You may be raising a good point.

As it is now: the first thing firefox seems to do when it's run, is to
connect to search engines and have them set cookies, then, there are
"intelligent Bookmarks" that connect to aggregators, while no "cookie
safe" (or "cs lite"), "noscript" and "better privacy" are installed and
set up properly by default. And the website blocking feature even seems
to send URL hashes somewhere by default. The receiver might even not
need to compute that hash himself anymore to join that info into
their database.

I don't know, would that make users look as if they were sold to some
company?

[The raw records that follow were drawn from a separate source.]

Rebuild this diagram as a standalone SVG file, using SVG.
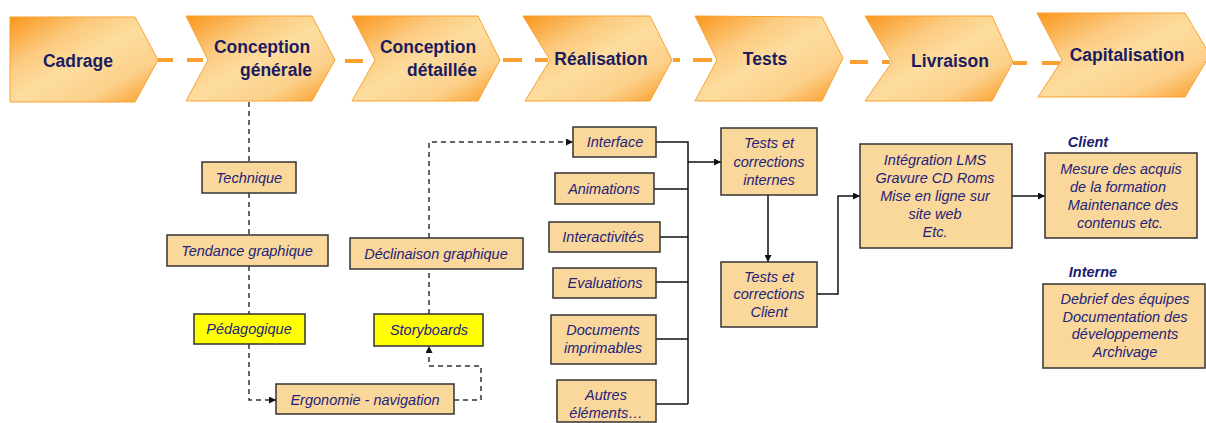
<svg xmlns="http://www.w3.org/2000/svg" width="1206" height="423" viewBox="0 0 1206 423">
  <defs>
    <linearGradient id="chev" x1="0" y1="0" x2="1" y2="1">
      <stop offset="0" stop-color="#F9961C"/>
      <stop offset="0.3" stop-color="#FCCB80"/>
      <stop offset="0.5" stop-color="#FDDD9F"/>
      <stop offset="0.75" stop-color="#FCD08A"/>
      <stop offset="1" stop-color="#F9981F"/>
    </linearGradient>
    <marker id="arr" markerUnits="userSpaceOnUse" markerWidth="7" markerHeight="7" refX="7" refY="3.5" orient="auto">
      <path d="M0,0 L7,3.5 L0,7 z" fill="#111"/>
    </marker>
    <style>
      .chev { fill: url(#chev); stroke: #F9A232; stroke-width: 1; }
      .title { font-family: "Liberation Sans", Arial, sans-serif; font-weight: bold; font-size: 17.5px; fill: #1B1B5E; text-anchor: middle; }
      .phase-link { stroke: #F9A030; stroke-width: 4; fill: none; }
      .box { fill: #FAD79A; stroke: #333; stroke-width: 1.5; }
      .hl { fill: #FFFF00; stroke: #333; stroke-width: 1.5; }
      .lbl { font-family: "Liberation Sans", Arial, sans-serif; font-style: italic; font-size: 14.5px; fill: #23237A; text-anchor: middle; }
      .head { font-family: "Liberation Sans", Arial, sans-serif; font-style: italic; font-weight: bold; font-size: 14.5px; fill: #1B1B6E; text-anchor: middle; }
      .dash { stroke: #333; stroke-width: 1.5; stroke-dasharray: 5 4; fill: none; }
      .solid { stroke: #111; stroke-width: 1.5; fill: none; }
    </style>
  </defs>

  <!-- phase chain -->
  <g id="phase-links">
    <line class="phase-link" x1="158" y1="60" x2="173" y2="60"/>
    <line class="phase-link" x1="187" y1="60" x2="203" y2="60"/>
    <line class="phase-link" x1="345" y1="61" x2="363" y2="61"/>
    <line class="phase-link" x1="503" y1="60" x2="522" y2="60"/>
    <line class="phase-link" x1="535" y1="60" x2="548" y2="60"/>
    <line class="phase-link" x1="673" y1="60" x2="680" y2="60"/>
    <line class="phase-link" x1="693" y1="60" x2="712" y2="60"/>
    <line class="phase-link" x1="850" y1="62" x2="868" y2="62"/>
    <line class="phase-link" x1="882" y1="62" x2="890" y2="62"/>
    <line class="phase-link" x1="1013" y1="63" x2="1027" y2="63"/>
    <line class="phase-link" x1="1042" y1="63" x2="1060" y2="63"/>
  </g>

  <g id="cadrage">
    <polygon class="chev" points="10,17 135,17 158,60 135,102 10,102"/>
    <text class="title" x="78" y="67">Cadrage</text>
  </g>
  <g id="conception-generale">
    <polygon class="chev" points="186,16 312,16 335,60 312,101 186,101 208,60"/>
    <text class="title" x="262" y="53">Conception</text>
    <text class="title" x="276" y="76">générale</text>
  </g>
  <g id="conception-detaillee">
    <polygon class="chev" points="352,16 478,16 500,60 478,101 352,101 375,60"/>
    <text class="title" x="428" y="53">Conception</text>
    <text class="title" x="442" y="76">détaillée</text>
  </g>
  <g id="realisation">
    <polygon class="chev" points="523,16 650,16 672,60 650,101 525,101 550,60"/>
    <text class="title" x="601" y="65">Réalisation</text>
  </g>
  <g id="tests">
    <polygon class="chev" points="695,16 822,17 843,58 822,101 695,101 717,60"/>
    <text class="title" x="765" y="65">Tests</text>
  </g>
  <g id="livraison">
    <polygon class="chev" points="865,16 992,16 1013,62 992,101 865,101 892,62"/>
    <text class="title" x="950" y="67">Livraison</text>
  </g>
  <g id="capitalisation">
    <polygon class="chev" points="1037,13 1185,13 1210,55 1185,97 1038,97 1062,60"/>
    <text class="title" x="1127" y="61">Capitalisation</text>
  </g>

  <!-- connectors -->
  <g id="connectors">
    <line class="dash" x1="249" y1="102" x2="249" y2="162"/>
    <line class="dash" x1="249" y1="193" x2="249" y2="235"/>
    <line class="dash" x1="249" y1="266" x2="249" y2="314"/>
    <path class="dash" d="M249,344 V400 H276" marker-end="url(#arr)"/>
    <path class="dash" d="M454,400 H481 V366 H429 V346" marker-end="url(#arr)"/>
    <line class="dash" x1="429" y1="314" x2="429" y2="269"/>
    <path class="dash" d="M429,238 V142 H573" marker-end="url(#arr)"/>

    <path class="solid" d="M656,142 H688 V404"/>
    <line class="solid" x1="654" y1="189" x2="688" y2="189"/>
    <line class="solid" x1="655" y1="237" x2="688" y2="237"/>
    <line class="solid" x1="656" y1="282" x2="688" y2="282"/>
    <line class="solid" x1="656" y1="339" x2="688" y2="339"/>
    <line class="solid" x1="656" y1="404" x2="688" y2="404"/>
    <path class="solid" d="M688,162 H721" marker-end="url(#arr)"/>
    <path class="solid" d="M768,195 V262" marker-end="url(#arr)"/>
    <path class="solid" d="M817,294 H838 V196 H860" marker-end="url(#arr)"/>
    <path class="solid" d="M1012,196 H1045" marker-end="url(#arr)"/>
  </g>

  <!-- design branch -->
  <g id="technique">
    <rect class="box" x="202" y="162" width="94" height="31"/>
    <text class="lbl" x="249" y="183">Technique</text>
  </g>
  <g id="tendance-graphique">
    <rect class="box" x="167" y="235" width="161" height="31"/>
    <text class="lbl" x="247" y="256">Tendance graphique</text>
  </g>
  <g id="pedagogique">
    <rect class="hl" x="194" y="314" width="111" height="30"/>
    <text class="lbl" x="249" y="334">Pédagogique</text>
  </g>
  <g id="ergonomie">
    <rect class="box" x="276" y="384" width="178" height="30"/>
    <text class="lbl" x="365" y="405">Ergonomie - navigation</text>
  </g>
  <g id="storyboards">
    <rect class="hl" x="374" y="314" width="109" height="32"/>
    <text class="lbl" x="429" y="335">Storyboards</text>
  </g>
  <g id="declinaison-graphique">
    <rect class="box" x="350" y="238" width="173" height="31"/>
    <text class="lbl" x="436" y="259">Déclinaison graphique</text>
  </g>

  <!-- production items -->
  <g id="interface">
    <rect class="box" x="573" y="127" width="83" height="30"/>
    <text class="lbl" x="615" y="147">Interface</text>
  </g>
  <g id="animations">
    <rect class="box" x="555" y="173" width="99" height="31"/>
    <text class="lbl" x="604" y="194">Animations</text>
  </g>
  <g id="interactivites">
    <rect class="box" x="549" y="222" width="111" height="30"/>
    <text class="lbl" x="603" y="242">Interactivités</text>
  </g>
  <g id="evaluations">
    <rect class="box" x="553" y="268" width="103" height="30"/>
    <text class="lbl" x="605" y="288">Evaluations</text>
  </g>
  <g id="documents">
    <rect class="box" x="551" y="315" width="105" height="49"/>
    <text class="lbl" x="603" y="335">Documents</text>
    <text class="lbl" x="603" y="353">imprimables</text>
  </g>
  <g id="autres">
    <rect class="box" x="557" y="380" width="99" height="42"/>
    <text class="lbl" x="606" y="400">Autres</text>
    <text class="lbl" x="606" y="418">éléments…</text>
  </g>

  <!-- testing -->
  <g id="tests-internes">
    <rect class="box" x="721" y="128" width="96" height="67"/>
    <text class="lbl" x="769" y="148">Tests et</text>
    <text class="lbl" x="769" y="167">corrections</text>
    <text class="lbl" x="769" y="185">internes</text>
  </g>
  <g id="tests-client">
    <rect class="box" x="721" y="262" width="96" height="65"/>
    <text class="lbl" x="769" y="282">Tests et</text>
    <text class="lbl" x="769" y="299">corrections</text>
    <text class="lbl" x="769" y="317">Client</text>
  </g>

  <!-- delivery -->
  <g id="integration">
    <rect class="box" x="860" y="144" width="152" height="104"/>
    <text class="lbl" x="935" y="165">Intégration LMS</text>
    <text class="lbl" x="935" y="183">Gravure CD Roms</text>
    <text class="lbl" x="935" y="201">Mise en ligne sur</text>
    <text class="lbl" x="935" y="219">site web</text>
    <text class="lbl" x="935" y="237">Etc.</text>
  </g>

  <!-- capitalisation -->
  <g id="capitalisation-client">
    <text class="head" x="1088" y="147">Client</text>
    <rect class="box" x="1045" y="153" width="152" height="85"/>
    <text class="lbl" x="1121" y="174">Mesure des acquis</text>
    <text class="lbl" x="1118" y="192">de la formation</text>
    <text class="lbl" x="1123" y="210">Maintenance des</text>
    <text class="lbl" x="1120" y="228">contenus etc.</text>
  </g>
  <g id="capitalisation-interne">
    <text class="head" x="1093" y="277">Interne</text>
    <rect class="box" x="1043" y="284" width="162" height="84"/>
    <text class="lbl" x="1125" y="304">Debrief des équipes</text>
    <text class="lbl" x="1125" y="322">Documentation des</text>
    <text class="lbl" x="1125" y="339">développements</text>
    <text class="lbl" x="1125" y="357">Archivage</text>
  </g>
</svg>
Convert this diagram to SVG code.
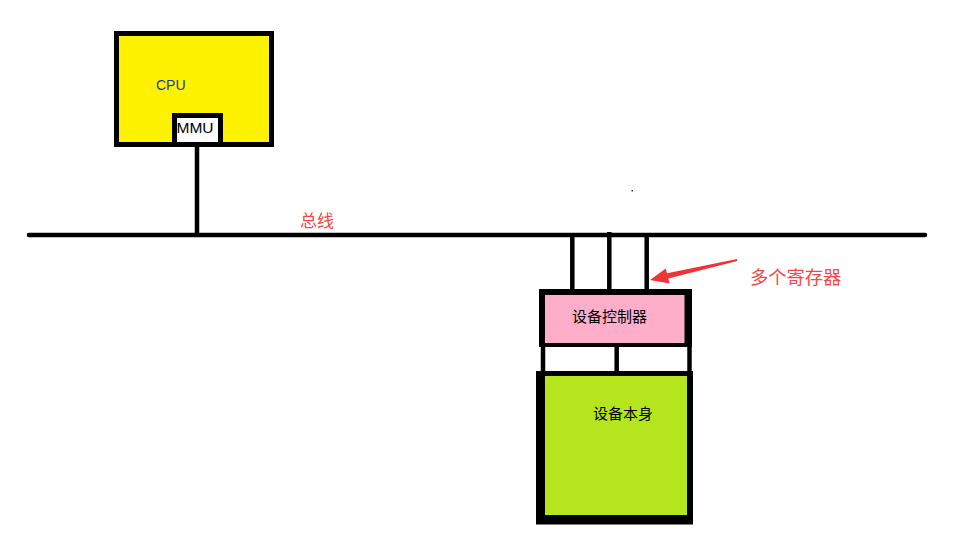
<svg xmlns="http://www.w3.org/2000/svg" width="954" height="553" viewBox="0 0 954 553">
  <style>
    .ln { stroke: #000; stroke-width: 4.5; fill: none; }
    .blk { fill: #000; }
    .cjk { font-family: "Noto Sans CJK SC", "Noto Sans", sans-serif; }
    .lat { font-family: "Liberation Sans", Arial, sans-serif; }
    .red { fill: #f24848; }
  </style>
  <rect width="954" height="553" fill="#fff"/>

  <g id="connectors">
    <line id="bus" x1="29" y1="235" x2="925" y2="235" stroke="#000" stroke-width="4.5" stroke-linecap="round"/>
    <line class="ln" x1="197" y1="146" x2="197" y2="235"/>
    <line class="ln" x1="572.3" y1="235" x2="572.3" y2="290"/>
    <line class="ln" x1="609.3" y1="232" x2="609.3" y2="290"/>
    <line class="ln" x1="646.7" y1="235" x2="646.7" y2="290"/>
    <line class="ln" x1="543" y1="346" x2="543" y2="372"/>
    <line class="ln" x1="616.7" y1="346" x2="616.7" y2="376"/>
    <line class="ln" x1="689.5" y1="346" x2="689.5" y2="372"/>
    <polygon id="arrow" fill="#ee3535" points="737,259 737.3,261 668.3,278.6 669.5,283.5 650,280 665.8,268.5 667,273.3"/>
    <rect x="631.5" y="190" width="1.5" height="1.5" fill="#333"/>
  </g>

  <g id="cpu">
    <rect class="blk" x="114" y="31" width="160" height="116"/>
    <rect x="119" y="36" width="150" height="106" fill="#fff200"/>
    <text class="lat" x="156" y="90.3" font-size="14" fill="#1a3aa8">CPU</text>
  </g>

  <g id="mmu">
    <rect class="blk" x="172" y="113" width="51" height="34"/>
    <rect x="177" y="118" width="41" height="24" fill="#fff"/>
    <text class="lat" x="176.5" y="133.3" font-size="15.5" fill="#000">MMU</text>
  </g>

  <g id="bus-label">
    <text class="cjk red" x="300" y="227" font-size="17">总线</text>
  </g>

  <g id="registers-label">
    <text class="cjk red" x="750" y="284" font-size="18.3">多个寄存器</text>
  </g>

  <g id="controller">
    <rect class="blk" x="539" y="289" width="153" height="58"/>
    <rect x="545" y="295" width="139.5" height="48" fill="#ffaec9"/>
    <text class="cjk" x="572" y="322" font-size="15" fill="#000">设备控制器</text>
  </g>

  <g id="device">
    <rect class="blk" x="536" y="371" width="157" height="153.5"/>
    <rect x="545" y="376" width="142" height="139" fill="#b5e61d"/>
    <text class="cjk" x="593" y="419" font-size="15" fill="#000">设备本身</text>
  </g>
</svg>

They certainly seem exposed to any kind of tracking by
default. 

Would it be a responsible and sane decision for any
distribution to turn that off, while providing simple buttons to allow
things selectively? (i.e. noscript option to enable scripts for
particular sites one want's to use, but not for any goo-analytics
goo-mail, goo-login, goo-website or flashy goo-toolkit someone was
lured to inject into your browser.)

I mean what do you think of a distro when you notice it
started pushing all interactions with its websites to some goo-analytics
tracking?

With "so easy to use" social network clients ( i.e. with maybe only
freebee fishnet like servers put up centrally, that track any business
and social interactions) installed in a distro, at least you can choose
not to use them.
And you can work on implementing/improving alternative, easy to use
free software tools that function in a distributed, peer based manner to
help people connect in their real social network in more direct ways.

But with browsers and websites set to injecting scripts, you actively
need to turn things off.

I'm really wondering about what you guys think of this.